What is asked -> Skip the pictures, please, and write out exactly the lines from the opening of the data through the line containing "family: 'DejaVu Sans".

Material ->
'''

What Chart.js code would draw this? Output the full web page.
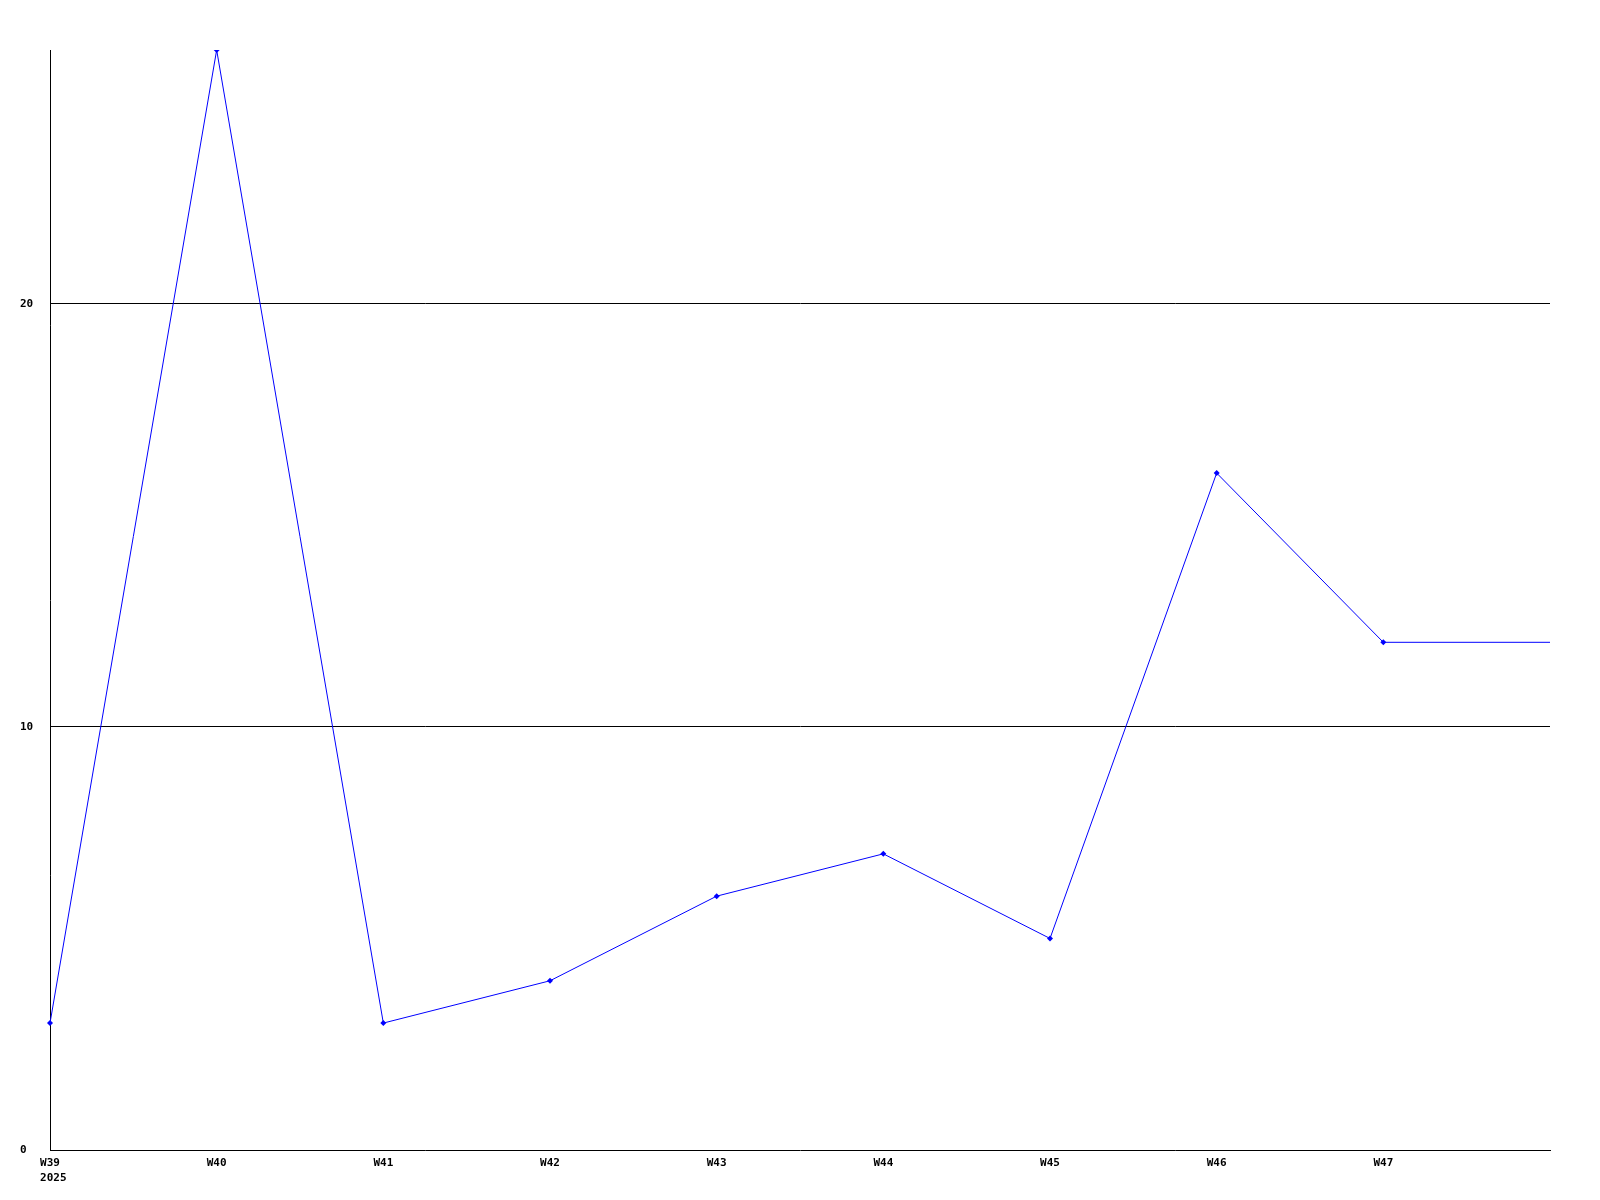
<!DOCTYPE html>
<html>
<head>
<meta charset="utf-8">
<script src="https://cdn.jsdelivr.net/npm/chart.js@4/dist/chart.umd.min.js"></script>
<style>
    body { margin: 0; background: #fff; }
    canvas { display: block; }
</style>
</head>
<body>
<canvas id="weekChart" width="1600" height="1200"></canvas>
<script>
// week labels (last slot is the unlabelled continuation to the right edge)
const weeks = ['W39', 'W40', 'W41', 'W42', 'W43', 'W44', 'W45', 'W46', 'W47', ''];
const yearLabel = '2025';
const counts = [3, 26, 3, 4, 6, 7, 5, 16, 12, 12];
const yTicks = [0, 10, 20];

const tickFont = { family: 'DejaVu Sans Mono', size: 11, weight: 'bold', lineHeight: 1.4 };

function plotWeeks() {
    const ctx = document.getElementById('weekChart').getContext('2d');
    new Chart(ctx, {
        type: 'line',
        data: {
            labels: weeks,
            datasets: [{
                data: counts,
                borderColor: '#0000ff',
                backgroundColor: '#0000ff',
                borderWidth: 1,
                pointStyle: 'rectRot',
                pointRadius: counts.map((v, i) => i === counts.length - 1 ? 0 : 3),
                pointBorderWidth: 0,
                tension: 0,
                fill: false
            }]
        },
        options: {
            responsive: false,
            animation: false,
            layout: { padding: { left: 20, top: 50, right: 50, bottom: 0 } },
            plugins: {
                legend: { display: false },
                tooltip: { enabled: false }
            },
            scales: {
                x: {
                    offset: false,
                    afterFit: s => { s.height = 50; },
                    grid: { display: false, drawTicks: false },
                    border: { display: true, color: '#000', width: 1 },
                    ticks: {
                        color: '#000',
                        font: tickFont,
                        padding: 5,
                        maxRotation: 0,
                        autoSkip: false,
                        callback: (v, i) => i === 0 ? [weeks[i], ' ' + yearLabel] : weeks[i]
                    }
                },
                y: {
                    min: 0,
                    max: 26,
                    afterFit: s => { s.width = 30; },
                    afterBuildTicks: s => { s.ticks = yTicks.map(v => ({ value: v })); },
                    grid: {
                        drawTicks: false,
                        color: c => c.tick && c.tick.value > 0 ? '#000' : 'rgba(0,0,0,0)',
                        lineWidth: 1
                    },
                    border: { display: true, color: '#000', width: 1 },
                    ticks: {
                        color: '#000',
                        font: tickFont,
                        crossAlign: 'far',
                        padding: 0
                    }
                }
            }
        }
    });
}

plotWeeks();
</script>
</body>
</html>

'''

Written response ->
What Chart.js code would draw this? Output the full web page.
<!DOCTYPE html>
<html>
<head>
<meta charset="utf-8">
<script src="https://cdn.jsdelivr.net/npm/chart.js@4/dist/chart.umd.min.js"></script>
<style>
    body { margin: 0; background: #fff; }
    canvas { display: block; }
</style>
</head>
<body>
<canvas id="weekChart" width="1600" height="1200"></canvas>
<script>
// week labels (last slot is the unlabelled continuation to the right edge)
const weeks = ['W39', 'W40', 'W41', 'W42', 'W43', 'W44', 'W45', 'W46', 'W47', ''];
const yearLabel = '2025';
const counts = [3, 26, 3, 4, 6, 7, 5, 16, 12, 12];
const yTicks = [0, 10, 20];

const tickFont = { family: 'DejaVu Sans Mono', size: 11, weight: 'bold', lineHeight: 1.4 };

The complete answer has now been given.